A leap week calendar is a calendar system with a whole number of weeks in a year, and with every year starting on the same weekday. Most leap week calendars are proposed reforms to the civil calendar, in order to achieve a perennial calendar. Some, however, such as the ISO week date calendar, are simply conveniences for specific purposes.[1]
The ISO calendar in question is a variation of the Gregorian calendar that is used (mainly) in government and business for fiscal years, as well as in timekeeping. In this system a year (ISO year) has 52 or 53 full weeks (364 or 371 days).
Leap week calendars vary on whether the concept of month is preserved and whether the month (if preserved) has a whole number of weeks. The Pax Calendar and Hanke–Henry Permanent Calendar preserve or modify the Gregorian month structure. The ISO week date is an example of a leap week calendar that eliminate the month.
A leap week calendar can take advantage of the 400-year cycle of the Gregorian calendar, as it has exactly 20,871 weeks: with 329 common years of 52 weeks plus 71 leap years of 53 weeks, a leap week calendar would synchronize with the Gregorian every 400 years since (329 × 52 + 71 × 53 = 20,871).
- The calendar starts on the same day of the week every year; there are no fragments of weeks at the beginning or end of the year.
- Unlike the Gregorian Calendar, variations of years are limited to the possible addition of a leap week.
- Unlike certain proposed calendar reforms such as the World Calendar and International Fixed Calendar, there are no exceptions to the 7 day cycle of the week. This avoids opposition from religious groups who object to the interruption of the weekday sequence.
- Although the calendar starts on the same day of the week every year, not all countries observe the same day as the start of their week. This will therefore present an issue if a leap week calendar is intended for use in multiple countries.
- A year with an intercalary/leap week is 7 days longer than a year without an intercalary week. Consequently, the equinoxes and solstices must vary over 7 days, i.e. ±3 of the average date, or even more, such as 19 days in the Pax Calendar.
- While persons born during the added intercalary week lose their real birthday in common years, similarly to those born on 29 February in the Gregorian calendar, approximately 1 in 294 days would belong to an intercalary week, compared to the approximately 1 in 1506 days that occur on 29 February.

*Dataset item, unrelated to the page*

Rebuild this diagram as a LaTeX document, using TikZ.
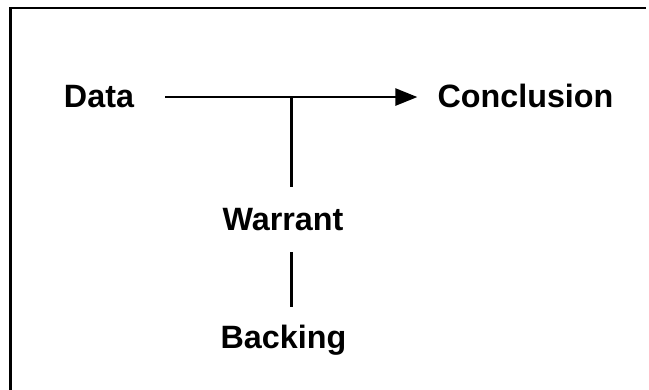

- Leap year rules are more complicated than the Gregorian, since leap years are not at fixed intervals, meaning there is no simple approximation (i.e. one in four years): see Pax Calendar and Hanke–Henry Permanent Calendar § Disadvantages and Symmetry454 § Leap rule. The best comparable rule to Gregorian "every fourth year, except when divisible by 100, unless also divisible by 400" probably is "every fifth year, except when divisible by 40, unless also divisible by 400", at the expense of even more severe astronomic jitter than rules with equal spread.
- Quarterly accounting statistics will not be consistent over multiple years due to the yearly quarter containing the intercalary week having 14 weeks instead of the usual 13. This issue could arguably be minimised by placing the intercalary week at the end of the year.